As a law professor at Virginia since 2005, he has dug deeper into an economic analysis of the law, with recent works focusing on two themes: the effects on third parties when two parties enter into a contract and the effects of the balance of vague and verifiable terms that contracting parties regularly use.

“His early work built on an insight from the economics literature that principals and agents often design contracts with the purpose of extracting value from third parties,” Dean Paul G. Mahoney said of Choi’s work. 

For example, in one article published in the Journal of Law, Economics and Organization, Choi showed that a golden parachute — a large severance payment made to top executives when their companies are merged or taken over — could actually benefit shareholders if the contract is structured to make the third-party buyer bear more of the costs of the parachute.

Choi’s insights “help to explain why we see these contractual terms and, importantly, show that the usual legal assumption that these terms have no third-party effects is oversimplified,” Mahoney said.

Choi offers a “potentially path-breaking insight” into contract law theory, Mahoney said, in a recent Journal of Legal Studies article co-authored with former Virginia Law professor George Triantis, now at Harvard.

In that paper they explored verifiable and vague contract terms.

“In economic contract theory, it used to be the case that the parties would contract on things that are easily verifiable, but will not contract on things that are very difficult to verify,” Choi said. “For instance, if I’m contracting you to write a book of fiction, it’s very difficult to stipulate on the quality of the book.”

To work through that issue in a contract, parties will use proxies as a way to verify success or quality, such as whether or not the book receives awards or how many copies the book sells.

“But if you look at the real-world contracts — for instance, M&A, franchise, employment, sales or corporate financing agreements — they often rely not only measures that are very easy to verify, such as sales or stock price, but also contain terms that are very vague and difficult to verify.”

For example, an employment contract might not only tie a CEO’s compensation on stock performance to provide incentive to the CEO, but might also stipulate that the CEO has to put in her “best efforts” in executing her job.

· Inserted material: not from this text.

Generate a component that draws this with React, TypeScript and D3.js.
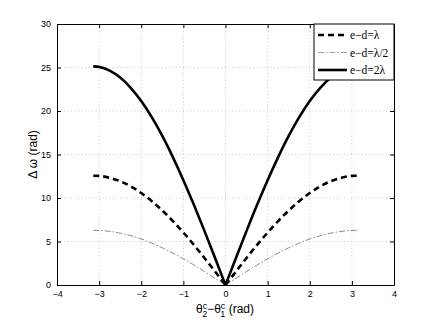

Choi said it was puzzling that parties were not following the traditional economic contract theory, which points to reliance on verifiable, rather than on vague, terms.

“In reality, people tend to use both,” he said. “Our attempt was to explain why the reliance on both is necessary and can actually be beneficial. We show sometimes it’s better to rely only on vague terms such as the best efforts and material adverse change rather than anything specific such as stock price or sales.”

Including a material adverse change in an M&A contract enables the buyer to refuse to complete the acquisition, merger or financing with the party being acquired if the target suffers such a change.

Choi said the recent financial crisis, in which many merger and acquisition deals fell apart, showed why understanding vague terms in contractual obligations is important.

“They’re relying heavily on these kinds of vague terms to mitigate the incentive and informational issues.”

Although some scholars and practitioners have suggested that the parties were over-relying on vague terms and need to use more precise proxies for those terms, Choi said he and Triantis argue that such a substitution is “not a slam-dunk.”

“Vague terms can play an important screening role in ex post litigation by allowing only the stronger cases to proceed,” Choi said. “This will not only prevent the contracting parties from making false claims ex post, but can also produce a stronger incentive effect ex ante.”